• Aim of the task: Copy the records below exactly, starting at the line that contains "Clone this chart" and ending at the line that contains "Chart.register(...registerables);"; leave out any pictures.

#### Supplied data ####

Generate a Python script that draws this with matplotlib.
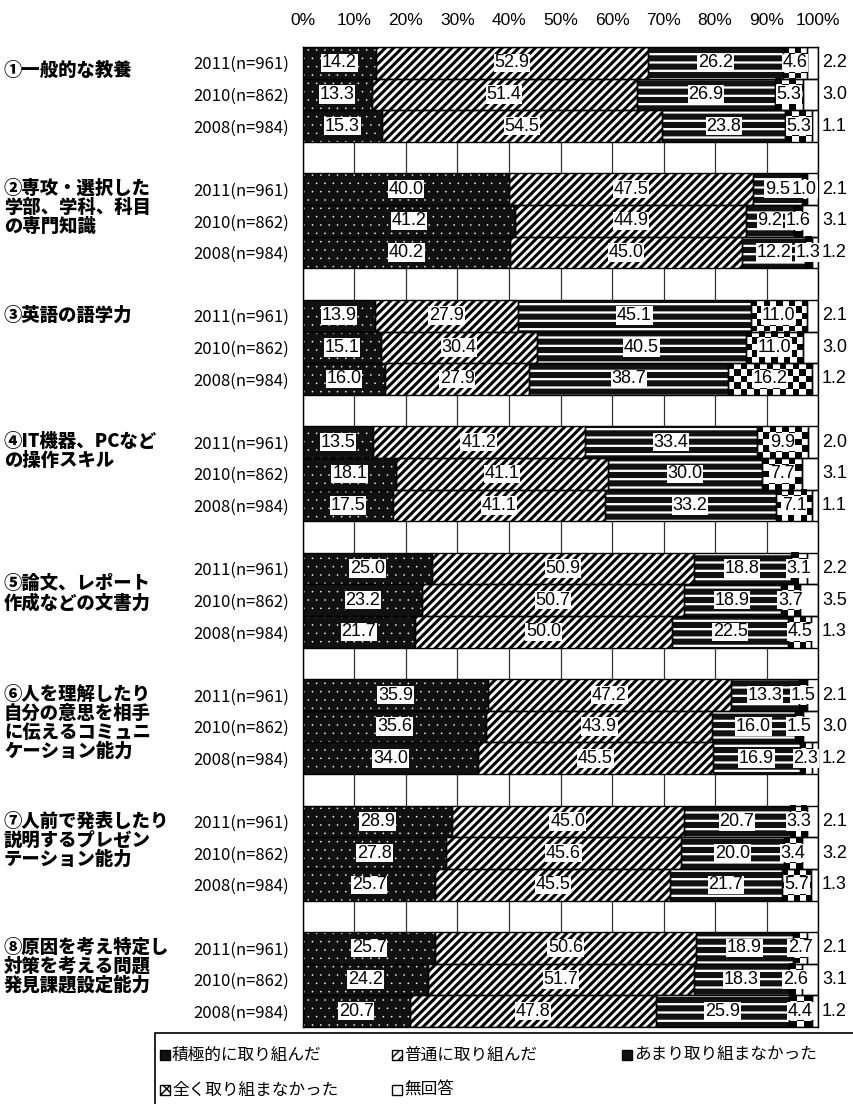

####
#### Supplied data ####

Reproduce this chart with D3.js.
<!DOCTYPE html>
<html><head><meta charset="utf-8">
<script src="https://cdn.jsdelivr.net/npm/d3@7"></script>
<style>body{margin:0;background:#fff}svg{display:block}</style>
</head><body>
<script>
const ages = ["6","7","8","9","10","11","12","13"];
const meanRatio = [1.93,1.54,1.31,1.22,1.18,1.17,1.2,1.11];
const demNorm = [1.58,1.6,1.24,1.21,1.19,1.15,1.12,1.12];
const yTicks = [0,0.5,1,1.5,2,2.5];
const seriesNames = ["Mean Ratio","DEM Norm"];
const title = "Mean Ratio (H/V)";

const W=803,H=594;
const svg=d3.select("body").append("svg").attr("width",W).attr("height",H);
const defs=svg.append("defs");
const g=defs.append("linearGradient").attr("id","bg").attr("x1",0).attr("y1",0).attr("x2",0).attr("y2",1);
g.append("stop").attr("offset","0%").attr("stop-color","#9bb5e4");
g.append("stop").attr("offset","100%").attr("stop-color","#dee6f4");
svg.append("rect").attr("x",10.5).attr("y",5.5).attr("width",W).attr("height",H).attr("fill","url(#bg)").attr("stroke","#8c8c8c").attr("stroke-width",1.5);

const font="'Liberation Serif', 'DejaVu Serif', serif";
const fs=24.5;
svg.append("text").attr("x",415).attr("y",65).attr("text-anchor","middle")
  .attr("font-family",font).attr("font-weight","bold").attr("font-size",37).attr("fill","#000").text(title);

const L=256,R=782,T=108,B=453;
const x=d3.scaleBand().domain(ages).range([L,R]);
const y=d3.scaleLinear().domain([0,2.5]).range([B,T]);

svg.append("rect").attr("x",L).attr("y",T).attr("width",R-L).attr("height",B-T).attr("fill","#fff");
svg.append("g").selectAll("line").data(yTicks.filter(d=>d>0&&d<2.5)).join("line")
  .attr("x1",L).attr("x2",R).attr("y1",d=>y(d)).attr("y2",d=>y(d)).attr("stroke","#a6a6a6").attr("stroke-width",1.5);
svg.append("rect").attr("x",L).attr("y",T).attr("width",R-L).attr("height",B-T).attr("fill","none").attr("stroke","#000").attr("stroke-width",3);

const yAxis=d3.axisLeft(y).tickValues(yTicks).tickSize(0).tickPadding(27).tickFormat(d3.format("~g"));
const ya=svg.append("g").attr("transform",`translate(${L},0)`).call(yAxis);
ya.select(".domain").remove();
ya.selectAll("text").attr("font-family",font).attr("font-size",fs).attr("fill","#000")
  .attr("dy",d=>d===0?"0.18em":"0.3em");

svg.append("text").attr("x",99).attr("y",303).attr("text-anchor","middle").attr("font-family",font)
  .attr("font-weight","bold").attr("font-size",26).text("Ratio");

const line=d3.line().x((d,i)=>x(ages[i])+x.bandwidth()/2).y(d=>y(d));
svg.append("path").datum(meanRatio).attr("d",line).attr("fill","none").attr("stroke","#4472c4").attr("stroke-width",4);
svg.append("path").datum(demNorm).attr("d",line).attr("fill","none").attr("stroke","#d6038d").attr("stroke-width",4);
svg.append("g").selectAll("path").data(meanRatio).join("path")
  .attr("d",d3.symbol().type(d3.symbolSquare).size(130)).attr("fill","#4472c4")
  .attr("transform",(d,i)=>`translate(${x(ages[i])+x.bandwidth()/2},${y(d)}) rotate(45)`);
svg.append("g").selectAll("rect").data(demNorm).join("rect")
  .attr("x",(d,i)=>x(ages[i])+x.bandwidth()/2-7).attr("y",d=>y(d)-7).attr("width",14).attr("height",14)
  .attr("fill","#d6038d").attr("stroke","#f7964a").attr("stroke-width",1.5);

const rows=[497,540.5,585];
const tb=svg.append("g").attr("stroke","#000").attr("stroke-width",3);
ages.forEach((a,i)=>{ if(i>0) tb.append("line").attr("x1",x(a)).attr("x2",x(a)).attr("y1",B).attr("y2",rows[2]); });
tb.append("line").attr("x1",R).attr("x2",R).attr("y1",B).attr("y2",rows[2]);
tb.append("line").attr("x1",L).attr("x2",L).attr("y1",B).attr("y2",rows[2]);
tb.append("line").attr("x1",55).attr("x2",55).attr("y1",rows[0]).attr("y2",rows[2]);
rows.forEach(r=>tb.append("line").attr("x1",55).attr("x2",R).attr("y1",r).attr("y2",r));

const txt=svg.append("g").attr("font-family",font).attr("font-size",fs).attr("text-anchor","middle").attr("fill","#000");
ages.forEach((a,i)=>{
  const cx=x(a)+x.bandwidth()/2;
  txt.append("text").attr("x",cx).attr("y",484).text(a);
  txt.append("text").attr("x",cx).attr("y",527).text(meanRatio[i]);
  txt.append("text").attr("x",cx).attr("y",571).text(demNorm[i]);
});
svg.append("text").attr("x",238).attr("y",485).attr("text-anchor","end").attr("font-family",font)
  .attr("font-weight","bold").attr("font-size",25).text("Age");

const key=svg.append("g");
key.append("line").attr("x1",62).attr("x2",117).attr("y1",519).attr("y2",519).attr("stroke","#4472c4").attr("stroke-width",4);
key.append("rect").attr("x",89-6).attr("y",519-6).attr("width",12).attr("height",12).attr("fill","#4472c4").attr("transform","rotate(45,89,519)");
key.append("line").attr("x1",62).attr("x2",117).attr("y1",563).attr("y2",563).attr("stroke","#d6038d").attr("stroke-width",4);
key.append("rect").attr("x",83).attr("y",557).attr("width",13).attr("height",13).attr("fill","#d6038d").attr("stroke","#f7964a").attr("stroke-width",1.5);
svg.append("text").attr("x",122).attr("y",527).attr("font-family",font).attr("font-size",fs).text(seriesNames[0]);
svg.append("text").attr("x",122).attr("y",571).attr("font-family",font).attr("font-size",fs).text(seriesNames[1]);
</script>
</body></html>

####
#### Supplied data ####

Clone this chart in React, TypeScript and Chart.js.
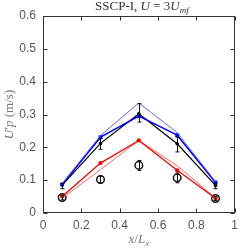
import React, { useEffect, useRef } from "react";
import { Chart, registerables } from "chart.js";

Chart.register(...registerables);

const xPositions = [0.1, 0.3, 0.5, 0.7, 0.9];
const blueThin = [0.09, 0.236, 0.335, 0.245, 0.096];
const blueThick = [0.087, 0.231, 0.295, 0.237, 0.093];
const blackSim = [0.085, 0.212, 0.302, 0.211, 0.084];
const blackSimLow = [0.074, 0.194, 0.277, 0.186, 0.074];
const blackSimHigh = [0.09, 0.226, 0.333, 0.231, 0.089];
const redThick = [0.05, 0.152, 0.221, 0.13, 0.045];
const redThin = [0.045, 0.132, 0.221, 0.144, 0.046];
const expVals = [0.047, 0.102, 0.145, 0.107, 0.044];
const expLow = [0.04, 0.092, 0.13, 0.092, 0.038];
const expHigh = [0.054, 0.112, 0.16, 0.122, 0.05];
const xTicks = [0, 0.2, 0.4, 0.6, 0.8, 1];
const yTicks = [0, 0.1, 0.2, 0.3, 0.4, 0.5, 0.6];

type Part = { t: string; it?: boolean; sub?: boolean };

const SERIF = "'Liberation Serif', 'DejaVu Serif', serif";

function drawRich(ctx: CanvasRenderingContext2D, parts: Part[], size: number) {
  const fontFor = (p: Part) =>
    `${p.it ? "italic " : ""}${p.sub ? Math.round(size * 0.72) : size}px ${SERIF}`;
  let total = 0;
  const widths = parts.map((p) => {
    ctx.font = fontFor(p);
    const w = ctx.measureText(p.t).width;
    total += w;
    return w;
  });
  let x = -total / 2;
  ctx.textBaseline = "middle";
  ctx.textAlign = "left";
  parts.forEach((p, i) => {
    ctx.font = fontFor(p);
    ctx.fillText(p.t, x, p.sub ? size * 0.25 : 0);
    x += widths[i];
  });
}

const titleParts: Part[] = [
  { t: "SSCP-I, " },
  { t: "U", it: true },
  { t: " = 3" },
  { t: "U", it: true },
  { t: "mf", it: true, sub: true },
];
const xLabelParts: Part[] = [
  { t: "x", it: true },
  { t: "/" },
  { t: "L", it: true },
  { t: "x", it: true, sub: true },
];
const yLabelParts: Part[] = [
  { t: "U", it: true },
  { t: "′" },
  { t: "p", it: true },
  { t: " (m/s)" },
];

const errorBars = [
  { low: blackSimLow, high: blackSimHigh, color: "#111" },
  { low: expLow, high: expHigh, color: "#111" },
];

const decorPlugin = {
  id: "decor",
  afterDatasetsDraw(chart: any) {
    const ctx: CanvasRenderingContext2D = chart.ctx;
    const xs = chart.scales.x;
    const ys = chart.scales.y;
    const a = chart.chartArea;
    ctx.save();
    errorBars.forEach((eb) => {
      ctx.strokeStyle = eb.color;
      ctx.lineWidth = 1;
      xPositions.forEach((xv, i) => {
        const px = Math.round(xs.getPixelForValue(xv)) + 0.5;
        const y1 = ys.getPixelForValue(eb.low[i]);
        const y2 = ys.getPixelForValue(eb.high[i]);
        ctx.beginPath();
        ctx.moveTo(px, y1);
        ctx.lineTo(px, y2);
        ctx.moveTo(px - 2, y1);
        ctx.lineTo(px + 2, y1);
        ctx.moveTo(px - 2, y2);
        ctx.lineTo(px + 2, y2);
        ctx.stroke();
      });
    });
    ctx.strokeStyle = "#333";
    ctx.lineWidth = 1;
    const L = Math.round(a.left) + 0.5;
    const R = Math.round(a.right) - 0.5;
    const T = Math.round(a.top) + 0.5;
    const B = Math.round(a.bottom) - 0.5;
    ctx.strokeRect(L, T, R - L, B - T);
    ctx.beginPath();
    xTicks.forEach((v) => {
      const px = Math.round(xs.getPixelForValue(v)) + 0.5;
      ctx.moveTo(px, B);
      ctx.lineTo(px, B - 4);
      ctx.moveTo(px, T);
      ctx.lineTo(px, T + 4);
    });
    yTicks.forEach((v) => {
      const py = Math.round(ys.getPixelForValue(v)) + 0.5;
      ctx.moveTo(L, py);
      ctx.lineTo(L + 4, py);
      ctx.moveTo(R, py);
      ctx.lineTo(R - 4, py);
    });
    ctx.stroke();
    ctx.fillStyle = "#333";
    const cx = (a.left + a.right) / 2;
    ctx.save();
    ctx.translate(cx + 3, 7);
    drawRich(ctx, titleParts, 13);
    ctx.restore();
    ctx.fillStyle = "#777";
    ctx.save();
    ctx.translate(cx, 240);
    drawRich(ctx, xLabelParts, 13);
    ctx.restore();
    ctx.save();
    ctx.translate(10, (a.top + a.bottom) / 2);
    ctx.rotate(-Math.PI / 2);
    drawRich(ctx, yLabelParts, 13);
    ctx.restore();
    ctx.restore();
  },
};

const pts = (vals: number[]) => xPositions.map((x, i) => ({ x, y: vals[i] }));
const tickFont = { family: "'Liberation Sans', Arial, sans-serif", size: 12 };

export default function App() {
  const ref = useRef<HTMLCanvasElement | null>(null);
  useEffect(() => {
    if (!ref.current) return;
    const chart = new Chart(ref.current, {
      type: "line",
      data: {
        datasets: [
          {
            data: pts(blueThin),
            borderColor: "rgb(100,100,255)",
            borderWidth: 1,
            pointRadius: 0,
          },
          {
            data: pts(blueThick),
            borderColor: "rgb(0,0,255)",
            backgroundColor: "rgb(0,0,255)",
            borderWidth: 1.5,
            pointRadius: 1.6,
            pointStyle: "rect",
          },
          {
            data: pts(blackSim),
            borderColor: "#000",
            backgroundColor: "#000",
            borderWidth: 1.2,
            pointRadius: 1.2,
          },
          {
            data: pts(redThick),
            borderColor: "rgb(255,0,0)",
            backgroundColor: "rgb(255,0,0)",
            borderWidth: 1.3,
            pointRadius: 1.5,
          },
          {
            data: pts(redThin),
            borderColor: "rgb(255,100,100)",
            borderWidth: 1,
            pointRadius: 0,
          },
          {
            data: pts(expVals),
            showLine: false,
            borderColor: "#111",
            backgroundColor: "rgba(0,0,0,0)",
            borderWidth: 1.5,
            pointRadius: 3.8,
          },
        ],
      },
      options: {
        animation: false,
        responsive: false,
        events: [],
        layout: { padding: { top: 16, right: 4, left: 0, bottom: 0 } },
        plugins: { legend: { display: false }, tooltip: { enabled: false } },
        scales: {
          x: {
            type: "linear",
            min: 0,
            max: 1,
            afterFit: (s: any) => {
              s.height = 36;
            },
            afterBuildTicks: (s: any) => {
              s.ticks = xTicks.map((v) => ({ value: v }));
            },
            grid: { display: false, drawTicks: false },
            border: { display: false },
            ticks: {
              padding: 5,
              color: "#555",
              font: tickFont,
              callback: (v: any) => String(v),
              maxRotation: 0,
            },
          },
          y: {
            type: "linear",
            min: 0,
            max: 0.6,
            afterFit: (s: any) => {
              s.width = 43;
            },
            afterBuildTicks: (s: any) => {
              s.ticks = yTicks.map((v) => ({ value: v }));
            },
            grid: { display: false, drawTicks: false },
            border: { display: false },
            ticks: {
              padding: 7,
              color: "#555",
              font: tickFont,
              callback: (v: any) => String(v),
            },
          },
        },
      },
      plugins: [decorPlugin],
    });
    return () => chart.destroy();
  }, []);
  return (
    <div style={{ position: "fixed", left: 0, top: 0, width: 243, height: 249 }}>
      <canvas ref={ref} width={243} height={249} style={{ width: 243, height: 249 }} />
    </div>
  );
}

####

• Solution to the problem:
Clone this chart in React, TypeScript and Chart.js.
import React, { useEffect, useRef } from "react";
import { Chart, registerables } from "chart.js";

Chart.register(...registerables);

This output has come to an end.